All of which is how I found myself once again dog-paddling in that famous quasi-Egyptian waterway. With my current streak pushing toward the two-hundred-day mark, having not missed a day since February, and being on track for a personal highest and nicely rounded number annual mileage accomplishment, it was drive, drive, drive toward my fast approaching fall marathon. But I really couldn’t ignore the signs of overtraining – leg fatigue, slowing pace, and worse, I just couldn’t shake the chronic trouble in that left knee – trouble that typically didn’t rise up during my runs (though of late had started to), but that made stairs far more of a chore than they should be.

August closed up, two thirds through the year, two thirds of the way to that nice round number on the odometer, but only just two thirds – no buffer for tapers, time off, or anything. Any training interruption would mean falling behind. But I began to question whether I’d hold out even till the fall marathon, let alone till New Year’s Eve. I really had no choice but to follow my own best advice. Out of the water, son, you need a break.
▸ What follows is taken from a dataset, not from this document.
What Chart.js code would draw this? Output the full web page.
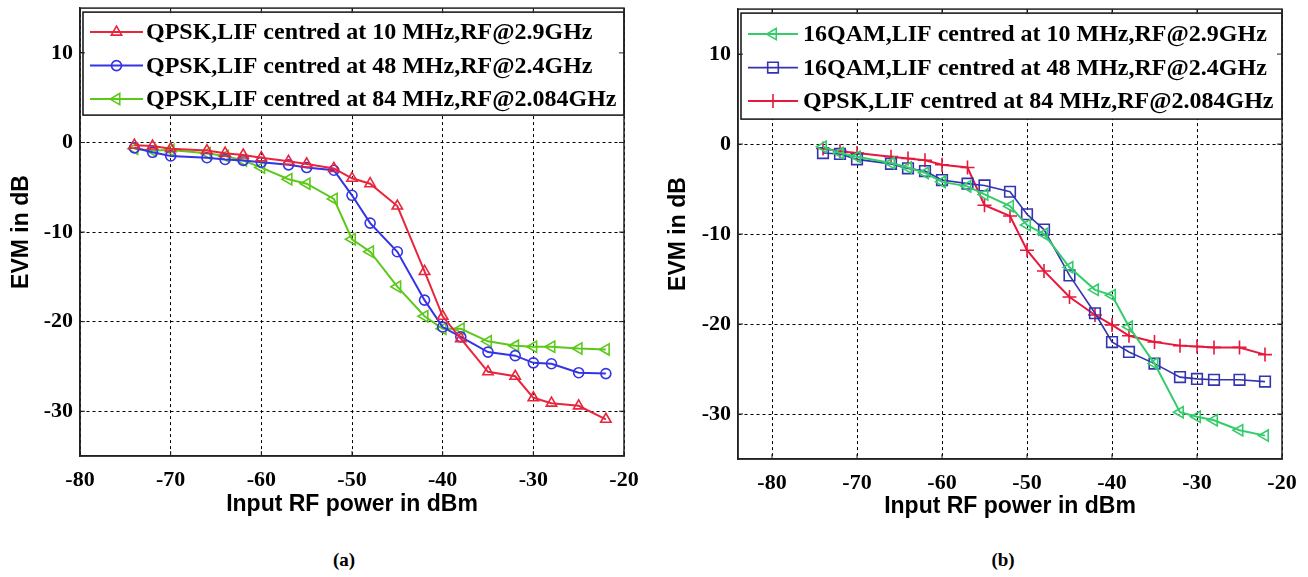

One would think a week off, coupled with a hit of my favorite anti-inflammatory, would set things right in the world and let me return rested and ready to rock. Sadly, it hasn’t worked out that way. To my dismay, the time since that week off has been ugly, hindered by quads that feel like I just started running, legs that are celebrating the hundredth anniversary of Einstein’s publishing his theory of general relativity by sucking up energy and converting it into leaden mass, and worst, a hamstring that pulled itself for no reason (if you pull a ham, does that make it pulled pork?). Since these woes came on from not running, I’ve taken the approach of trying to cure them by running, and slowly, oh-so-slowly (which has included lots of miles taken oh-so-slowly), I’m starting to move a bit toward normalcy, with big jumps backward like today’s seriously tortoise-like wind-suck-fest. Once again I ask, is this the beginning of the big slide downward?

Saturday’s local five kilometer jaunt, a race that I won last year, might not even get off the starting line. Game-day decision, as they say. And if it does, it will only be through the luck of the no-shows that any respectable placing shows up next to my name. Then again, there’ll be burgers and beers, and even amidst self-doubt and angst, you’ve got to keep your priorities straight, right?